(Data items)
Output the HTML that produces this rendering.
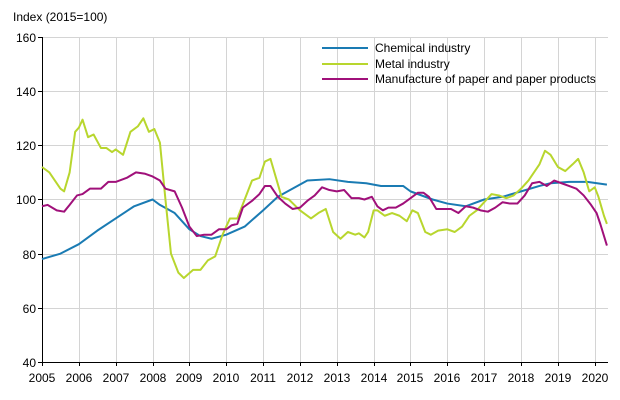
<!DOCTYPE html>
<html><head><meta charset="utf-8"><style>
html,body{margin:0;padding:0;background:#fff;}
svg{display:block;font-family:"Liberation Sans",sans-serif;font-size:12px;}
</style></head><body>
<svg width="620" height="400" xmlns="http://www.w3.org/2000/svg">
<text x="13" y="21" fill="#000">Index (2015=100)</text>
<g stroke="#d4d4d4" stroke-width="1">
<line x1="42" y1="37.5" x2="608" y2="37.5"/><line x1="42" y1="91.5" x2="608" y2="91.5"/>
<line x1="42" y1="145.5" x2="608" y2="145.5"/><line x1="42" y1="199.5" x2="608" y2="199.5"/>
<line x1="42" y1="254.5" x2="608" y2="254.5"/><line x1="42" y1="308.5" x2="608" y2="308.5"/>
<line x1="79.5" y1="37" x2="79.5" y2="362"/><line x1="116.5" y1="37" x2="116.5" y2="362"/>
<line x1="153.5" y1="37" x2="153.5" y2="362"/><line x1="189.5" y1="37" x2="189.5" y2="362"/>
<line x1="226.5" y1="37" x2="226.5" y2="362"/><line x1="263.5" y1="37" x2="263.5" y2="362"/>
<line x1="300.5" y1="37" x2="300.5" y2="362"/><line x1="337.5" y1="37" x2="337.5" y2="362"/>
<line x1="374.5" y1="37" x2="374.5" y2="362"/><line x1="410.5" y1="37" x2="410.5" y2="362"/>
<line x1="447.5" y1="37" x2="447.5" y2="362"/><line x1="484.5" y1="37" x2="484.5" y2="362"/>
<line x1="521.5" y1="37" x2="521.5" y2="362"/><line x1="558.5" y1="37" x2="558.5" y2="362"/>
<line x1="595.5" y1="37" x2="595.5" y2="362"/>
</g>
<g stroke="#000" stroke-width="1">
<line x1="42.5" y1="37" x2="42.5" y2="362"/><line x1="42" y1="362.5" x2="608" y2="362.5"/>
<line x1="38" y1="37.5" x2="42" y2="37.5"/><line x1="38" y1="91.5" x2="42" y2="91.5"/>
<line x1="38" y1="145.5" x2="42" y2="145.5"/><line x1="38" y1="199.5" x2="42" y2="199.5"/>
<line x1="38" y1="254.5" x2="42" y2="254.5"/><line x1="38" y1="308.5" x2="42" y2="308.5"/>
<line x1="38" y1="362.5" x2="42" y2="362.5"/>
<line x1="42.5" y1="362" x2="42.5" y2="366"/><line x1="79.5" y1="362" x2="79.5" y2="366"/><line x1="116.5" y1="362" x2="116.5" y2="366"/><line x1="153.5" y1="362" x2="153.5" y2="366"/><line x1="189.5" y1="362" x2="189.5" y2="366"/><line x1="226.5" y1="362" x2="226.5" y2="366"/><line x1="263.5" y1="362" x2="263.5" y2="366"/><line x1="300.5" y1="362" x2="300.5" y2="366"/><line x1="337.5" y1="362" x2="337.5" y2="366"/><line x1="374.5" y1="362" x2="374.5" y2="366"/><line x1="410.5" y1="362" x2="410.5" y2="366"/><line x1="447.5" y1="362" x2="447.5" y2="366"/><line x1="484.5" y1="362" x2="484.5" y2="366"/><line x1="521.5" y1="362" x2="521.5" y2="366"/><line x1="558.5" y1="362" x2="558.5" y2="366"/><line x1="595.5" y1="362" x2="595.5" y2="366"/>
</g>
<g text-anchor="end" fill="#000">
<text x="36" y="42">160</text><text x="36" y="96">140</text><text x="36" y="150">120</text><text x="36" y="204">100</text><text x="36" y="259">80</text><text x="36" y="313">60</text><text x="36" y="367">40</text>
</g>
<g text-anchor="middle" fill="#000">
<text x="42" y="382">2005</text><text x="79" y="382">2006</text><text x="116" y="382">2007</text><text x="153" y="382">2008</text><text x="189" y="382">2009</text><text x="226" y="382">2010</text><text x="263" y="382">2011</text><text x="300" y="382">2012</text><text x="337" y="382">2013</text><text x="374" y="382">2014</text><text x="410" y="382">2015</text><text x="447" y="382">2016</text><text x="484" y="382">2017</text><text x="521" y="382">2018</text><text x="558" y="382">2019</text><text x="595" y="382">2020</text>
</g>
<g transform="translate(42,470.33) scale(36.85,-2.7083)" fill="none" stroke-width="2" stroke-linejoin="round">
<polyline vector-effect="non-scaling-stroke" stroke="#1a7bb3" points="0,78 0.5,80 1,83.5 1.5,88.5 2,93 2.5,97.5 3,100 3.2,98 3.6,95 4,89 4.3,86.5 4.6,85.5 5,87 5.5,90 6,96 6.4,101 6.8,104 7.2,107 7.8,107.5 8.3,106.5 8.8,106 9.2,105 9.8,105 10,103 10.6,100 11,98.5 11.5,97.5 12,100 12.5,101 13,103 13.5,105 13.8,106 14.3,106.5 14.8,106.5 15.33,105.5"/>
<polyline vector-effect="non-scaling-stroke" stroke="#b8d62e" points="0,112 0.2,110 0.5,104 0.6,103 0.75,110 0.9,125 1,126.5 1.1,129.5 1.25,123 1.4,124 1.6,119 1.75,119 1.9,117.5 2,118.5 2.2,116.5 2.4,125 2.6,127 2.75,130 2.9,125 3.05,126 3.2,121 3.35,100 3.5,80 3.7,73 3.85,71 4.1,74 4.3,74 4.5,77.5 4.7,79 4.9,87 5.1,93 5.3,93 5.5,100 5.7,107 5.9,108 6.05,114 6.2,115 6.35,108 6.5,101 6.7,100 6.85,98 7,96 7.3,93 7.5,95 7.7,96.5 7.9,88 8.1,85.5 8.3,88 8.5,87 8.6,87.5 8.75,86 8.85,88 9,96 9.1,96 9.3,94 9.5,95 9.7,94 9.9,92 10.05,96 10.2,95 10.4,88 10.55,87 10.75,88.5 11,89 11.2,88 11.4,90 11.6,94 11.8,96 12,99 12.2,102 12.4,101.5 12.6,100.5 12.8,101.5 13,104 13.2,107 13.5,113 13.65,118 13.8,116.5 14,112 14.2,110.5 14.4,113 14.55,115 14.7,110 14.85,103 15,104.5 15.1,101 15.25,94 15.33,91"/>
<polyline vector-effect="non-scaling-stroke" stroke="#a0107a" points="0,97.5 0.15,98 0.4,96 0.6,95.5 0.75,98 0.95,101.5 1.1,102 1.3,104 1.6,104 1.8,106.5 2,106.5 2.3,108 2.55,110 2.8,109.5 3,108.5 3.2,107 3.35,104 3.6,103 3.8,97 4,90 4.2,86.5 4.4,87 4.6,87 4.8,89 5,89 5.15,90.5 5.3,91 5.45,97 5.7,99.5 5.9,102 6.05,105 6.2,105 6.4,101 6.6,98.5 6.8,96.5 7,97 7.2,99.5 7.4,101.5 7.6,104.5 7.8,103.5 8,103 8.2,103.5 8.4,100.5 8.6,100.5 8.75,100 8.95,101 9.1,97.5 9.25,96 9.4,97 9.6,97 9.8,98.5 10,100.5 10.2,102.5 10.35,102.5 10.5,101 10.7,96.5 10.9,96.5 11.1,96.5 11.3,95 11.5,97.5 11.7,97 11.9,96 12.1,95.5 12.3,97 12.5,99 12.7,98.5 12.9,98.5 13.1,101.5 13.3,106 13.5,106.5 13.7,105 13.9,107 14.1,106 14.3,105 14.5,104 14.7,101.5 14.9,98 15.05,95 15.15,91 15.33,83"/>
</g>
<g stroke-width="2">
<line x1="322" y1="48" x2="368" y2="48" stroke="#1a7bb3"/>
<line x1="322" y1="64" x2="368" y2="64" stroke="#b8d62e"/>
<line x1="322" y1="79" x2="368" y2="79" stroke="#a0107a"/>
</g>
<g fill="#000">
<text x="375" y="52">Chemical industry</text>
<text x="375" y="68">Metal industry</text>
<text x="375" y="83">Manufacture of paper and paper products</text>
</g>
</svg>
</body></html>
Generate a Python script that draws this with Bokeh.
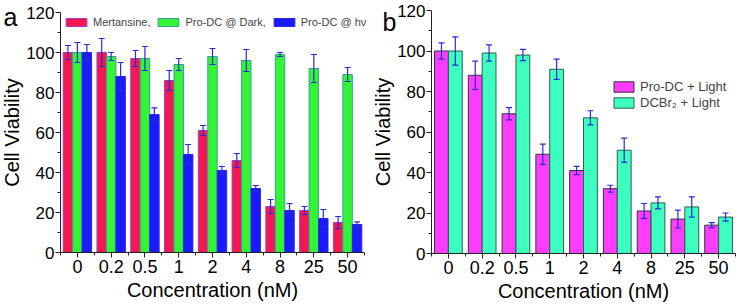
import numpy as np
from bokeh.plotting import figure
from bokeh.models import (Range1d, FixedTicker, ColumnDataSource, Whisker, TeeHead,
                          Legend, LegendItem, Label)
from bokeh.layouts import row
from bokeh.embed import file_html
from bokeh.resources import INLINE

# ---------------- data ----------------
concentrations = ["0", "0.2", "0.5", "1", "2", "4", "8", "25", "50"]

mertansine = [100, 100, 97, 86, 61, 46, 23, 21, 15]
mertansine_err = [3.5, 7, 4, 5, 2.5, 3.5, 3.5, 2, 3]
prodc_dark = [100, 98, 97, 94, 98, 96, 99, 92, 89]
prodc_dark_err = [5, 2, 6, 3, 4, 5.5, 1, 7, 3.5]
prodc_hv = [100, 88, 69, 49, 41, 32, 21, 17, 14]
prodc_hv_err = [4, 7, 3.3, 5, 2, 1.5, 3.5, 4.5, 1.3]

prodc_light = [100, 88, 69, 49, 41, 32, 21, 17, 14]
prodc_light_err = [4, 7, 3, 5, 2, 1.7, 3.7, 4.4, 1.2]
dcbr2_light = [100, 99, 98, 91, 67, 51, 25, 23, 18]
dcbr2_light_err = [7, 4, 2.8, 5, 3.5, 6, 3, 5, 2]

y_ticks = [0, 20, 40, 60, 80, 100, 120]
y_minor = [10, 30, 50, 70, 90, 110]
Y_MAX = 120

FONT = "Liberation Sans"
ERR_COLOR = "#2a2ad6"

n = len(concentrations)
centers = [i + 0.5 for i in range(n)]
bounds = [float(i) for i in range(n + 1)]
H = 306


def make_fig(width, ax_left, ax_right, ax_top, ax_bottom):
    """ax_* : pixel positions (in the figure canvas) of the axes box."""
    kx = n / (ax_right - ax_left)            # data units per pixel (x)
    ky = Y_MAX / (ax_bottom - ax_top)        # data units per pixel (y)
    x_range = Range1d(-ax_left * kx, n + (width - ax_right) * kx)
    y_range = Range1d(-(H - ax_bottom) * ky, Y_MAX + ax_top * ky)
    p = figure(width=width, height=H, x_range=x_range, y_range=y_range,
               output_backend="svg", toolbar_location=None, min_border=0)
    p.outline_line_color = None
    p.grid.visible = False
    p.background_fill_color = "white"
    p.border_fill_color = "white"

    xa = p.xaxis[0]
    xa.fixed_location = 0
    xa.bounds = (0, n)
    xa.ticker = FixedTicker(ticks=centers, minor_ticks=bounds)
    xa.major_label_overrides = {c: lab for c, lab in zip(centers, concentrations)}
    xa.axis_label = "Concentration (nM)"
    xa.major_label_text_font_size = "18px"
    xa.major_label_standoff = 2
    xa.axis_label_standoff = 3

    ya = p.yaxis[0]
    ya.fixed_location = 0
    ya.bounds = (0, Y_MAX)
    ya.ticker = FixedTicker(ticks=y_ticks, minor_ticks=y_minor)
    ya.axis_label = "Cell Viability"
    ya.major_label_text_font_size = "17px"
    ya.major_label_standoff = 1
    ya.axis_label_standoff = 0

    for ax in (xa, ya):
        ax.axis_line_color = "#222222"
        ax.major_tick_line_color = "#222222"
        ax.minor_tick_line_color = "#222222"
        ax.major_tick_in = 0
        ax.major_tick_out = 5
        ax.minor_tick_in = 0
        ax.minor_tick_out = 3
        ax.major_label_text_font = FONT
        ax.major_label_text_color = "black"
        ax.axis_label_text_font = FONT
        ax.axis_label_text_font_size = "20px"
        ax.axis_label_text_font_style = "normal"
        ax.axis_label_text_color = "black"
    return p


def add_bars(p, offset, width, values, errs, fill, line):
    xs = [c + offset for c in centers]
    src = ColumnDataSource(dict(
        x=xs, top=values,
        upper=[v + e for v, e in zip(values, errs)],
        lower=[v - e for v, e in zip(values, errs)],
    ))
    r = p.vbar(x="x", top="top", width=width, bottom=0, source=src,
               fill_color=fill, line_color=line, line_width=1, level="underlay")
    w = Whisker(base="x", upper="upper", lower="lower", source=src,
                dimension="height", line_color=ERR_COLOR, line_width=1.2,
                upper_head=TeeHead(size=6, line_color=ERR_COLOR, line_width=1.2),
                lower_head=TeeHead(size=6, line_color=ERR_COLOR, line_width=1.2))
    p.add_layout(w)
    return r


# ---------------- panel a ----------------
pa = make_fig(371, 60, 364, 12, 252)
bw = 0.28
r1 = add_bars(pa, -bw, bw, mertansine, mertansine_err, "#f5174f", "#9a3fc0")
r2 = add_bars(pa, 0.0, bw, prodc_dark, prodc_dark_err, "#33f533", "#3a9aa0")
r3 = add_bars(pa, bw, bw, prodc_hv, prodc_hv_err, "#1a1aff", "#2a2ae0")

leg_a = Legend(items=[LegendItem(label="Mertansine,", renderers=[r1]),
                      LegendItem(label="Pro-DC @ Dark,", renderers=[r2]),
                      LegendItem(label="Pro-DC @ h\u03bd", renderers=[r3])],
               orientation="horizontal", location=(63, 278),
               glyph_width=26, glyph_height=10, label_height=10,
               label_standoff=4, spacing=5, padding=0, margin=0,
               label_text_font=FONT, label_text_font_size="11px",
               border_line_color=None, background_fill_alpha=0)
pa.add_layout(leg_a)
pa.add_layout(Label(x=3, y=16, x_units="canvas", y_units="canvas", text="a",
                    text_baseline="alphabetic",
                    text_font=FONT, text_font_size="25px", text_color="black"))

# ---------------- panel b ----------------
pb = make_fig(367, 60, 364, 10, 253)
bw2 = 0.41
s1 = add_bars(pb, -bw2 / 2, bw2, prodc_light, prodc_light_err, "#ff3dff", "#333333")
s2 = add_bars(pb, bw2 / 2, bw2, dcbr2_light, dcbr2_light_err, "#3dffbf", "#2f5f50")

leg_b = Legend(items=[LegendItem(label="Pro-DC + Light", renderers=[s1]),
                      LegendItem(label="DCBr\u2082 + Light", renderers=[s2])],
               orientation="vertical", location=(240, 196),
               glyph_width=25, glyph_height=13, label_height=13,
               label_standoff=4, spacing=1, padding=0, margin=0,
               label_text_font=FONT, label_text_font_size="13px",
               border_line_color=None, background_fill_alpha=0)
pb.add_layout(leg_b)
pb.add_layout(Label(x=11, y=21, x_units="canvas", y_units="canvas", text="b",
                    text_baseline="alphabetic",
                    text_font=FONT, text_font_size="25px", text_color="black"))

layout = row(pa, pb)
open("out.html", "w").write(file_html(layout, INLINE))
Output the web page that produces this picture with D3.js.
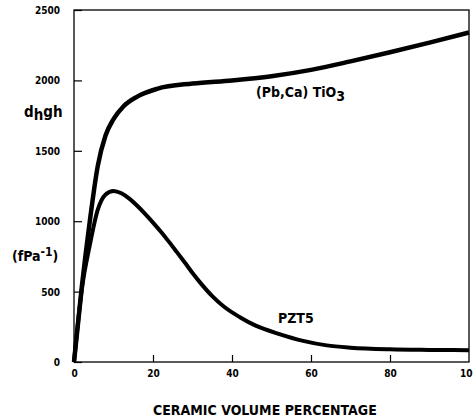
<!DOCTYPE html>
<html>
<head>
<meta charset="utf-8">
<script src="https://cdn.jsdelivr.net/npm/d3@7"></script>
<style>
  body { margin: 0; background: #fff; }
  text { font-family: 'DejaVu Sans Condensed', 'DejaVu Sans', sans-serif; font-stretch: condensed; font-weight: bold; fill: #000; }
</style>
</head>
<body>
<div id="chart"></div>
<script>
// ceramic volume percentage vs dh.gh
var tioX = [0, 2, 4, 6, 8, 10, 12.5, 16, 21, 30, 40, 50, 60, 70, 80, 90, 100];
var tioY = [0, 540, 1000, 1390, 1610, 1725, 1815, 1885, 1940, 1978, 2000, 2030, 2075, 2135, 2200, 2268, 2340];

var pztX = [0, 2, 4, 6, 8, 10, 12, 14, 16, 18, 20, 22, 24, 26, 28, 30, 32, 35, 38, 42, 46, 52, 58, 64, 70, 80, 90, 100];
var pztY = [0, 520, 830, 1080, 1190, 1215, 1198, 1160, 1110, 1052, 990, 925, 855, 782, 708, 632, 562, 468, 392, 318, 258, 198, 150, 118, 102, 90, 86, 84];

var xTicks = [0, 20, 40, 60, 80, 100];
var yTicks = [0, 500, 1000, 1500, 2000, 2500];

var width = 473,
    height = 420;

var plotLeft = 74,
    plotRight = 469,
    plotTop = 10,
    plotBottom = 362;

var svg = d3.select('#chart')
  .append('svg')
  .attr('width', width)
  .attr('height', height);

var x = d3.scaleLinear().domain([0, 100]).range([plotLeft, plotRight]);
var y = d3.scaleLinear().domain([0, 2500]).range([plotBottom, plotTop]);

// frame
svg.append('rect')
  .attr('x', plotLeft)
  .attr('y', plotTop)
  .attr('width', plotRight - plotLeft)
  .attr('height', plotBottom - plotTop)
  .style('fill', 'none')
  .style('stroke', '#000')
  .style('stroke-width', 1.3);

// y axis, ticks pointing inward
var yAxis = d3.axisLeft(y)
  .tickValues(yTicks)
  .tickSize(-8)
  .tickPadding(14)
  .tickFormat(d3.format('d'));

var gy = svg.append('g')
  .attr('transform', 'translate(' + plotLeft + ',0)')
  .call(yAxis);

gy.select('.domain').remove();
gy.selectAll('line').style('stroke', '#000').style('stroke-width', 1.2);
gy.selectAll('text').style('font-size', '10px').attr('dy', '0.35em');

// x axis, ticks pointing up
var xAxis = d3.axisBottom(x)
  .tickValues(xTicks)
  .tickSize(-7)
  .tickFormat(d3.format('d'));

var gx = svg.append('g')
  .attr('transform', 'translate(0,' + plotBottom + ')')
  .call(xAxis);

gx.select('.domain').remove();
gx.selectAll('line').style('stroke', '#000').style('stroke-width', 1.2);
gx.selectAll('.tick').filter(function(d) { return d == 0 || d == 100; }).select('line').remove();
gx.selectAll('text').style('font-size', '10px').attr('y', 8);

// curves
var line = d3.line()
  .x(function(d) { return x(d[0]); })
  .y(function(d) { return y(d[1]); })
  .curve(d3.curveMonotoneX);

svg.append('path')
  .datum(d3.zip(tioX, tioY))
  .attr('d', line)
  .style('fill', 'none')
  .style('stroke', '#000')
  .style('stroke-width', 4.5)
  .style('stroke-linejoin', 'round');

svg.append('path')
  .datum(d3.zip(pztX, pztY))
  .attr('d', line)
  .style('fill', 'none')
  .style('stroke', '#000')
  .style('stroke-width', 4)
  .style('stroke-linejoin', 'round');

// curve labels
var tioLabel = svg.append('text')
  .attr('x', 256)
  .attr('y', 97)
  .style('font-size', '14px');
tioLabel.append('tspan').text('(Pb,Ca) TiO');
tioLabel.append('tspan').attr('dy', 4).text('3');

svg.append('text')
  .attr('x', 278)
  .attr('y', 323)
  .style('font-size', '14px')
  .text('PZT5');

// axis titles
var dLabel = svg.append('text')
  .attr('x', 24)
  .attr('y', 117)
  .style('font-size', '15px');
dLabel.append('tspan').text('d');
dLabel.append('tspan').attr('dy', 3).text('h');
dLabel.append('tspan').attr('dy', -3).text('gh');

var uLabel = svg.append('text')
  .attr('x', 12)
  .attr('y', 261)
  .style('font-size', '14px');
uLabel.append('tspan').text('(fPa');
uLabel.append('tspan').attr('dy', -5).style('font-size', '12px').text('-1');
uLabel.append('tspan').attr('dy', 5).text(')');

svg.append('text')
  .attr('x', 153)
  .attr('y', 415)
  .style('font-size', '14px')
  .text('CERAMIC VOLUME PERCENTAGE');
</script>
</body>
</html>
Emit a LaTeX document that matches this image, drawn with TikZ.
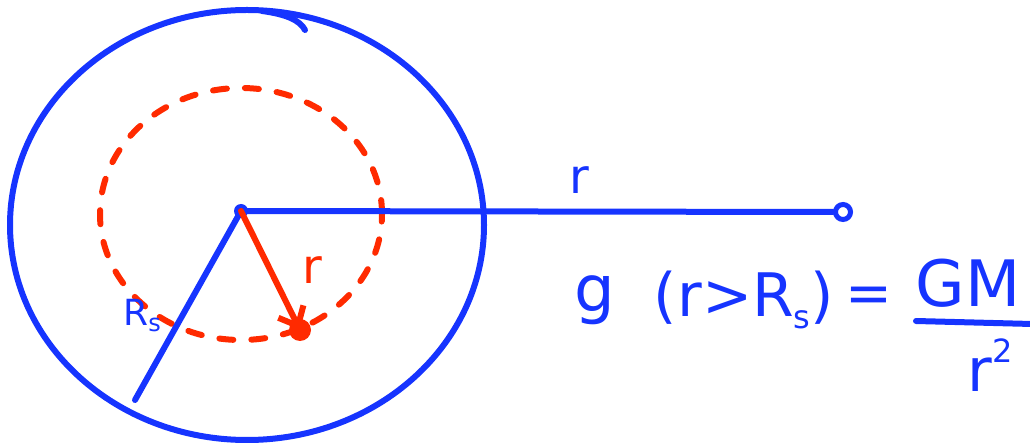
\documentclass[tikz,border=0pt]{standalone}
\usepackage{fontspec}
\setmainfont{DejaVu Sans}
\usetikzlibrary{arrows.meta}
\definecolor{pen}{RGB}{22,52,255}
\definecolor{redpen}{RGB}{255,42,0}
\tikzset{
  stroke/.style={draw=pen, line width=6pt, line cap=round, line join=round},
  redstroke/.style={draw=redpen, line width=6pt, line cap=round},
  hand/.style={text=pen, inner sep=0pt},
}
\begin{document}
\begin{tikzpicture}[x=1pt,y=-1pt]
\useasboundingbox (0,0) rectangle (1030,443);
% big circle
\draw[stroke] (247,225) ellipse [x radius=237pt, y radius=215pt];
\draw[stroke] (262,11) .. controls (285,14) and (300,20) .. (305,30);
% red dashed circle
\draw[redstroke, dash pattern=on 14pt off 18pt] (241,214) ellipse [x radius=141pt, y radius=126pt];
% centre and lines
\node[circle, fill=pen, inner sep=0pt, minimum size=14pt] (c) at (241,211) {};
\node[circle, draw=pen, line width=5pt, inner sep=0pt, minimum size=15pt] (e) at (843,212) {};
\coordinate (rs) at (135,400);
\draw[stroke] (c.center) -- (e.west);
\draw[stroke] (c.center) -- (rs);
% red arrow
\node[circle, fill=redpen, inner sep=0pt, minimum size=22pt] (m) at (300,330) {};
\draw[redstroke, -{Straight Barb[length=16pt,width=28pt]}] (c.center) -- (m.center);
% labels
\node[hand, font=\fontsize{48}{54}\selectfont] (lr) at (579,180) {r};
\node[text=redpen, inner sep=0pt, font=\fontsize{48}{54}\selectfont] (lr2) at (312,270) {r};
\node[hand, font=\fontsize{36}{40}\selectfont] (lrs) at (142,316) {R\raisebox{-0.3ex}{\fontsize{24}{26}\selectfont s}};
% formula
\node[hand, font=\fontsize{64}{70}\selectfont] (g) at (595,300) {g};
\node[hand, font=\fontsize{60}{66}\selectfont] (cond) at (744,300) {(r>R\raisebox{-0.35ex}{\fontsize{32}{34}\selectfont s})};
\node[hand, font=\fontsize{56}{60}\selectfont] (eq) at (869,300) {=};
\node[hand, font=\fontsize{64}{70}\selectfont] (gm) at (968,283) {GM};
\coordinate (b1) at (916,321);
\coordinate (b2) at (1032,324);
\draw[stroke] (b1) -- (b2);
\node[hand, font=\fontsize{60}{66}\selectfont] (r2) at (990,365) {r\raisebox{0.9ex}{\fontsize{32}{34}\selectfont 2}};
\end{tikzpicture}
\end{document}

▶ **Exercise requirements**: Only the lines from "Generate a Python" through "from bokeh.resources import INLINE" should appear in your output, copied exactly with both end lines, and with no pictures.

▶ **Final result**:
Generate a Python script that draws this with Bokeh.
import numpy as np
from bokeh.plotting import figure
from bokeh.models import (Range1d, FixedTicker, ColumnDataSource, Whisker, TeeHead,
                          Legend, LegendItem, Label)
from bokeh.layouts import row
from bokeh.embed import file_html
from bokeh.resources import INLINE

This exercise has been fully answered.